Chesterton relata su conducta esos días en que fue recibido en la Iglesia como un automatismo: «Sólo sentí miedo ante lo que tenía la resolución y la sencillez de un suicidio».
Después, con más calma, realizó, a la luz de este acontecimiento, una relectura de su vida pasada en la que cada acontecimiento claramente le iba dirigiendo hacia la pila bautismal, dejando constancia de ello en Autobiografía (1936).
Chesterton era un peligro: leía novelas de detectives.
Con la precisión del cuchillo que penetra en la espalda sin esfuerzo y con la rapidez de un disparo, hallaba el argumento preclaro, la reflexión acertada. Si esta fuera una de esas novelas, en este punto, el detective ya habría encontrado a quien buscaba.
Ahora tocaba explicar las pistas que le habían llevado a tal deducción.
Descargar los pecados
La principal razón de haberse hecho católico era la necesidad de ver perdonados sus pecados. Ese perdón sólo lo ofrecía, con la objetividad propia de un sacramento, la Iglesia católica.
Puso de manifiesto lo insano que le parecía guardarse los pecados toda una vida, replicando a otro articulista:
«A su juicio, confesar los pecados es algo morboso. Yo le contestaría que lo morboso es no confesarlos.
Lo morboso es ocultar los pecados dejando que le corroan a uno el corazón, que es el estado en que viven felizmente la mayoría de las personas de las sociedades altamente civilizadas».
Un psicoanalista coetáneo suyo, Carl Jung, confirmaba esa intuición: los católicos que acudían a su consulta eran minoría.
Vigilar las pertenencias
En las enseñanzas anglicanas, influidas por el puritanismo, se suprimía el sacramento de la Reconciliación. Así, después del pecado, viene la condenación.
Eso explica el carácter escrupuloso y la psicología neurótica de algunos filósofos del siglo XX con esas raíces.
Chesterton, buen observador, describía un detalle que vio en los templos católicos.
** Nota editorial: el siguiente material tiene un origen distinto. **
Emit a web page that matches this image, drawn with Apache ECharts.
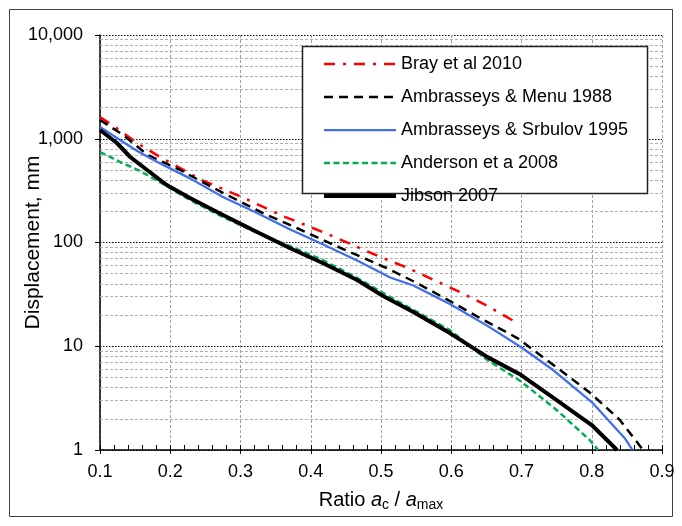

Las personas que se acercaban a comulgar, lo hacían llevando bien asidos sus bolsos y abrigos, a diferencia de las capillas anglicanas, en las que los fieles dejaban sus pertenencias en la antesala sin ninguna vigilancia.
«Yo nunca dejaría sin vigilancia un bien de mi propiedad en un lugar en que, el que quisiera robarlo, tuviese la oportunidad casi simultánea de recibir el sacramento de la penitencia».
Prefería el catolicismo con su sacramento del perdón, aunque tuviera que vigilar sus objetos.
Todos, hasta el mismo Dios, agradecidos a la Virgen
Entre los motivos de su conversión, refería también su total asentimiento a la doctrina católica sobre la Virgen.
Los anglicanos atribuyen a los católicos lo que denominan «unos excesivos honores» a la Madre de Dios.
Chesterton, con la intuición propia del pueblo llano en las cuestiones de María, con una sola anécdota, resuelve la tradicional divergencia entre católicos y anglicanos sobre la justicia del culto a la Virgen.
Relata que oyó a dos anglicanos que mencionaban con estremecido pavor, una terrible blasfemia sobre la Santísima Virgen de un místico católico que escribía:
«Todas las criaturas deben todo a Dios; pero a Ella, hasta Dios mismo le debe algún agradecimiento».
Esto –continuaba- le sobresaltó como un son de trompeta y se dijo a sí mismo casi en alta voz: «¡Qué maravillosamente dicho!».
Y concluía que le parecía difícil hallar expresión mejor y más clara que la sugerida por aquel místico, siempre que se la supiera entender.
Chesterton, al rayar los 50 años, había visto clara su decisión de ser católico.
Pero el tiempo no se había detenido. El mundo se estaba armando para las guerras más destructivas y las ideologías más deshumanizadoras que hubiera visto nunca. Se necesitaban voces autorizadas y sensatas. Y Chesterton estaba preparado.